One viewpoint came from ESPN analyst Stephen A. Smith, who was clear that his issue did not rest with Nash the player or incoming coach. “One of the best guys you could possibly meet in your life,” Smith said, “but a guy that has no experience whatsoever.”
“I was very disappointed in some of the guys on television today talking about white privilege. Very disappointed,” Barkley said on TNT’s “Inside the NBA” on Thursday. “They’re like, ‘Well, this doesn’t happen to Black guys.’ And I’m like, ‘It happened to Doc Rivers. It happened to Jason Kidd. It happened to Derek Fisher.’”
The issue, as Smith and others see it, is that Nash is another “exception to the rule” of needing years of coaching experience before landing a gig.
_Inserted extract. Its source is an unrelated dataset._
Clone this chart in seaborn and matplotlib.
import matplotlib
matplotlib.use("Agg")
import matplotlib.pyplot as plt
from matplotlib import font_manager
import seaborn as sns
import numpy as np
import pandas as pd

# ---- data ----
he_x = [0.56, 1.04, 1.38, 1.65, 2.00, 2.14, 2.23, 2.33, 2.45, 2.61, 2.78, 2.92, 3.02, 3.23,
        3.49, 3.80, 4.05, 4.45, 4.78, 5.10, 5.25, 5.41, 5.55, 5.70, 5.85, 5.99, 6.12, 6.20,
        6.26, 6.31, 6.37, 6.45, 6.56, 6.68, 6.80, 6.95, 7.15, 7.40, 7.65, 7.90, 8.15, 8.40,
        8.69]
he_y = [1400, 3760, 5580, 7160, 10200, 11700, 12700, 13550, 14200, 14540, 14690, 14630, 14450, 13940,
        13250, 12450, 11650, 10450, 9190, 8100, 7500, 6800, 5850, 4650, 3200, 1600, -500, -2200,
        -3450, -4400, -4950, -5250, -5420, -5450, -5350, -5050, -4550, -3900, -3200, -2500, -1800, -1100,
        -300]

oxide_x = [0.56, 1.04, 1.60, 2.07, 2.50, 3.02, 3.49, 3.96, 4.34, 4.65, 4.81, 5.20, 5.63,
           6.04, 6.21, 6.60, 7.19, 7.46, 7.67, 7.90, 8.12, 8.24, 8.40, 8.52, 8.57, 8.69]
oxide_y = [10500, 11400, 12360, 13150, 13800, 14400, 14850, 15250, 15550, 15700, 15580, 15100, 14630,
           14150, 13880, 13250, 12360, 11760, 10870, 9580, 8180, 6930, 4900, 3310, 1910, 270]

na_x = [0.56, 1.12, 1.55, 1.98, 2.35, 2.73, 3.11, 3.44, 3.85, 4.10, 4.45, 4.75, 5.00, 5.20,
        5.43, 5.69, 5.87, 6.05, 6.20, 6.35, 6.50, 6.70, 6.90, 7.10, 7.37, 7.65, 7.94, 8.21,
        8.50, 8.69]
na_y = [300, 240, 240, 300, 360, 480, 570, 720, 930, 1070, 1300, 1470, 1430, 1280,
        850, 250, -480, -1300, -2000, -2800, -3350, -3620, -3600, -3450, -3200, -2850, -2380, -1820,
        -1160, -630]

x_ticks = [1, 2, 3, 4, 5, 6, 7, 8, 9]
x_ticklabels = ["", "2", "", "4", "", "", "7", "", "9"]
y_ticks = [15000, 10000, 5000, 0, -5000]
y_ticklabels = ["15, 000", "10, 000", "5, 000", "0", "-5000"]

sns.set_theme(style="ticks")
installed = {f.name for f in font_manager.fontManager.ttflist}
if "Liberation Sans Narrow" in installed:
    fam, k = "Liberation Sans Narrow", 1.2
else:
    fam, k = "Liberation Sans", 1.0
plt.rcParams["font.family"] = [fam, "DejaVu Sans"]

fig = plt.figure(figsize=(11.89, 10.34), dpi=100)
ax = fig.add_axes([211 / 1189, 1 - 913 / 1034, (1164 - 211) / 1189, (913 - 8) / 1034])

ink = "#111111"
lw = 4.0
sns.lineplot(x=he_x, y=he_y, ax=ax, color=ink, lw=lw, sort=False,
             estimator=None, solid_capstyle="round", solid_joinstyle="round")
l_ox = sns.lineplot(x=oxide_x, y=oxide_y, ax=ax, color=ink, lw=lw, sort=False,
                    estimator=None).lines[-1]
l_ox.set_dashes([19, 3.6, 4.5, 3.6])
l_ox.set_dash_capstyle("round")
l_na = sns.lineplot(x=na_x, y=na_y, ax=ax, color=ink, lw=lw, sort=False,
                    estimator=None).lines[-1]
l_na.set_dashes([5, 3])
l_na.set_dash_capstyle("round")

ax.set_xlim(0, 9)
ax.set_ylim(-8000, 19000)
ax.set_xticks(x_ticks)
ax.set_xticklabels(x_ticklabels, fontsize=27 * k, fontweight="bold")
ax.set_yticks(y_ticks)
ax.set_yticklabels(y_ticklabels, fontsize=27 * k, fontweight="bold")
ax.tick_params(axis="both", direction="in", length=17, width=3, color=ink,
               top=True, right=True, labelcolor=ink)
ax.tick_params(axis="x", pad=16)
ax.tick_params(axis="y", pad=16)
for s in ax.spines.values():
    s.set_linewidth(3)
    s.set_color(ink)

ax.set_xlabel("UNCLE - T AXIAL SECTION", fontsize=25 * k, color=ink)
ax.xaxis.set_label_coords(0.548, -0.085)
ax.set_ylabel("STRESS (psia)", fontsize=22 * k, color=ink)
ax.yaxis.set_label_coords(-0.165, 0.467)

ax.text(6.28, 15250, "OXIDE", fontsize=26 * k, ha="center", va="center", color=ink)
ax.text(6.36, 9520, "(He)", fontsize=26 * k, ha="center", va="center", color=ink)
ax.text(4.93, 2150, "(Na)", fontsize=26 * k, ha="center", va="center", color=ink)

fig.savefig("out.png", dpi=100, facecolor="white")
Indeed, the former point guard has never been a coach, but he did serve as a player development consultant for the Golden State Warriors, where he built a relationship with Nets star Kevin Durant, over the last five years.
Nonetheless, Barkley was not here for any talk of “white privilege.”
“When you have a responsibility, especially when you have to talk about something as serious as race, you can’t be full of crap,” Barkley said. “You’ve got to be honest and fair.
“Steve Nash is a great player and a good dude. But I was so disappointed in some of these guys. I was like, ‘Dude, Black guys have done this before.’ Now, do we need more Black coaches in the NBA? Yes. Do we need more Black coaches in college football? Yes. Do we need more Black coaches in pro football. Yes.”